One question is when the entry fee is required. When stepping out of the portal or when trying to cross the bridge of the passage. If its the latter then traders could simply switch portals to go somewhere else, cutting out the Citadel completely.
And if its the former then making this vital fee a guessing game is a very bad idea.
And even when traders have to pay the entry fee to use other portals the question still remains why they would sell anything in the Citadel instead of using another portal to a completely different realm where they can sell their "exotic" goods for a higher price or lower taxes?
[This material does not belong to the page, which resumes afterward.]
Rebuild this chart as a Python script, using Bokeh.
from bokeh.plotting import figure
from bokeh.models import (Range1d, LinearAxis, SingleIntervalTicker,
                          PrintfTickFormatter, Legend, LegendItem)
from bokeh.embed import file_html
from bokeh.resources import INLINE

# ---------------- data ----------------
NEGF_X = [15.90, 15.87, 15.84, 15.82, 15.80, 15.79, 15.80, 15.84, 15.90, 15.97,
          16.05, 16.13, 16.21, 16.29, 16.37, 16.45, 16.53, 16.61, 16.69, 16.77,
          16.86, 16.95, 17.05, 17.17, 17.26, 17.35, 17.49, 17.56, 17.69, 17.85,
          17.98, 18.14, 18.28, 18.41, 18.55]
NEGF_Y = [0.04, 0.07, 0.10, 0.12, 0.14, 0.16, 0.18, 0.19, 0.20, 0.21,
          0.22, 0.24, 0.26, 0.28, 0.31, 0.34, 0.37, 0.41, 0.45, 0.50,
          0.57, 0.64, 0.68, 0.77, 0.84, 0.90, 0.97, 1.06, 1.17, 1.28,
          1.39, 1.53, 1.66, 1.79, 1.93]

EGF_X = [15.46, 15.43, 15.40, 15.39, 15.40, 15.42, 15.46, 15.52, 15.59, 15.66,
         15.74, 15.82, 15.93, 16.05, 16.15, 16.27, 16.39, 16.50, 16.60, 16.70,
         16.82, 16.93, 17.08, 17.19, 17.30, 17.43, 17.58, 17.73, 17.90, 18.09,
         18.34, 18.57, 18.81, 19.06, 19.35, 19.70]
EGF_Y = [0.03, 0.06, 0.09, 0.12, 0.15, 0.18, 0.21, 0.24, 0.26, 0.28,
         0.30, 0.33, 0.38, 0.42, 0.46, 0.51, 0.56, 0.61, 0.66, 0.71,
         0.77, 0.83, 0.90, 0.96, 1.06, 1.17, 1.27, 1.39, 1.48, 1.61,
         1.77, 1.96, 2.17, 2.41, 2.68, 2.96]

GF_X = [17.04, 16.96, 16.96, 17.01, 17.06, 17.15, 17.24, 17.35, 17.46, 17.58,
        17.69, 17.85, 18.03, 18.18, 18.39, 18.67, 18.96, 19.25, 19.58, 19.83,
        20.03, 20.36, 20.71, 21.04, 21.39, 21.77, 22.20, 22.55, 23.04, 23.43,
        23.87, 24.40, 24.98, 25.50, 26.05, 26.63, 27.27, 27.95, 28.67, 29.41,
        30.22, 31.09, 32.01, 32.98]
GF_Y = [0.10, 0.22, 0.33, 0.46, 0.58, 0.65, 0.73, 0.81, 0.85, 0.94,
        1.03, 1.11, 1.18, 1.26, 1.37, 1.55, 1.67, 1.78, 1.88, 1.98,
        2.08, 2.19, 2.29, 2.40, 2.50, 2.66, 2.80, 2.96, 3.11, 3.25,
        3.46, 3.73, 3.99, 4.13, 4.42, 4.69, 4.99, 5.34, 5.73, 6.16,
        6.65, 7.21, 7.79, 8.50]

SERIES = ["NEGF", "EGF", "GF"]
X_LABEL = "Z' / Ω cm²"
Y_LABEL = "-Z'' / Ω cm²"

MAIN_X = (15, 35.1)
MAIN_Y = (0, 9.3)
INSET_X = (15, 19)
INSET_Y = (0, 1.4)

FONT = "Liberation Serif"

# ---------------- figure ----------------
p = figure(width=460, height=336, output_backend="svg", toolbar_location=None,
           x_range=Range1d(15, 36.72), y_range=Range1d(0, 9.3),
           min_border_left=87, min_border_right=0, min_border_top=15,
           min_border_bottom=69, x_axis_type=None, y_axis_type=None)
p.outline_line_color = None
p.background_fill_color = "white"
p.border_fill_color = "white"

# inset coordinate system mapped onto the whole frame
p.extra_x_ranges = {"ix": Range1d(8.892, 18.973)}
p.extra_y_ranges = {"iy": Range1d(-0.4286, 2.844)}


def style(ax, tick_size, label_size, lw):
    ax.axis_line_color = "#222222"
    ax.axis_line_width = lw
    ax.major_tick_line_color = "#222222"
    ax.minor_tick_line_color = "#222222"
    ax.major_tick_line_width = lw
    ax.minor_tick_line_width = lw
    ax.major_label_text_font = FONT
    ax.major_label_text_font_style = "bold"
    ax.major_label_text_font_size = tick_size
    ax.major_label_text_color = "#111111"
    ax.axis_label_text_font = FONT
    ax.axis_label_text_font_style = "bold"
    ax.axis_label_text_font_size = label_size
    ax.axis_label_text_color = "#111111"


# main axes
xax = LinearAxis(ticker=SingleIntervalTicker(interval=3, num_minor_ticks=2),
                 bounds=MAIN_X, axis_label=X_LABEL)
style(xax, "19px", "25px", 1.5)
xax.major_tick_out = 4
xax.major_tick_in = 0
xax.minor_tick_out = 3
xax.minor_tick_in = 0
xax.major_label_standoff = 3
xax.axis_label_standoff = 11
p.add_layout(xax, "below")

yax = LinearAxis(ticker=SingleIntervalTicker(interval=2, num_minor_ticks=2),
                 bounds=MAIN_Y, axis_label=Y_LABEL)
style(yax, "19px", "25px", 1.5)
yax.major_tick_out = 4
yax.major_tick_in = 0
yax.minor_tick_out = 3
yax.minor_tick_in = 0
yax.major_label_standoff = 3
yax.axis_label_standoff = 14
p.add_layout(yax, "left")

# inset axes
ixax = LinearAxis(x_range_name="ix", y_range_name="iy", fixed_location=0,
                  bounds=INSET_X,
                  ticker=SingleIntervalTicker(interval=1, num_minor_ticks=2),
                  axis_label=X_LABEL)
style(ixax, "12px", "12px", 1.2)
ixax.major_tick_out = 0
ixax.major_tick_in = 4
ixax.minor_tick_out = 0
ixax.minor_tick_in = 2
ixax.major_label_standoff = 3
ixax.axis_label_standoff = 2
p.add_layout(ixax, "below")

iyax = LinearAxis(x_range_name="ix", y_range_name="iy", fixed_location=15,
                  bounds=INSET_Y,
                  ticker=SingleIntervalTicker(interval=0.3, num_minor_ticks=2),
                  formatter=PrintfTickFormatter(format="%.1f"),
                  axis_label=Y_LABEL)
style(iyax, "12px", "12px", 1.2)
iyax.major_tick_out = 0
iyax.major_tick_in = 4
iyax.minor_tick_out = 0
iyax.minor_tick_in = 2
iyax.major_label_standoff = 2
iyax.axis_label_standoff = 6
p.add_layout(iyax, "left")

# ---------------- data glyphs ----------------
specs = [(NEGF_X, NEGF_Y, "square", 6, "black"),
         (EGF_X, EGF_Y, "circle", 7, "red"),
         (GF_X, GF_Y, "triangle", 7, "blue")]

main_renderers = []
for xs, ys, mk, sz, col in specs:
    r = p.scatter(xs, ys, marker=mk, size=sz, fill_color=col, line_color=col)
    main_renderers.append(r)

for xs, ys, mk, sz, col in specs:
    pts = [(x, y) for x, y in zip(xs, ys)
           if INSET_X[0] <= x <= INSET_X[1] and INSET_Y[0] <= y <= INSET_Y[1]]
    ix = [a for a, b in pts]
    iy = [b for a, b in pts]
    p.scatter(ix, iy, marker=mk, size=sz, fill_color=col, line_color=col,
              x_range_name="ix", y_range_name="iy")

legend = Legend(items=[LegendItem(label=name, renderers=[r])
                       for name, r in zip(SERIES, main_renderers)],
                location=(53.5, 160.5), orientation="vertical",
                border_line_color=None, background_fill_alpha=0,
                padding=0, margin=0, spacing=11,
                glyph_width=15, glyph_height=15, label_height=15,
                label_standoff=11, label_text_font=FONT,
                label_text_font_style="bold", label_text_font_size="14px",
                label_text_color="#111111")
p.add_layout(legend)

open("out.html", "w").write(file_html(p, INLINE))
That would work for anything except basic goods you could get everywhere like grain or (common) wood. But even then, how could a trader make any money of them when the taxes are so high and they have to pay a guessing game entry fee? That would only make sense when the prices are so high that they still make a profit. Which directly clashes with the citadel providing those goods for basically free to their citizens through basic income. So you have a loop where the citadel must raise taxes on trade (main source of income) which leads to traders raising prices, requiring more money for basic income which requires for higher taxes.

WotC simply made the Citadel too much into an utopian paradise so that its obvious that it would not work as presented. Remember the line from Matrix. The first instance of the Matrix was a paradise but people did not accept it.
The same thing happens here. Its too perfect compared to other mega hubs like Sigil, Waterdeep or Sharn.

Frankly, it would have been more believable if they just said that the connected empires are bankrolling the city instead of trying to make it a compassionate trade hub with no industry, high tarrifs and universal basic income.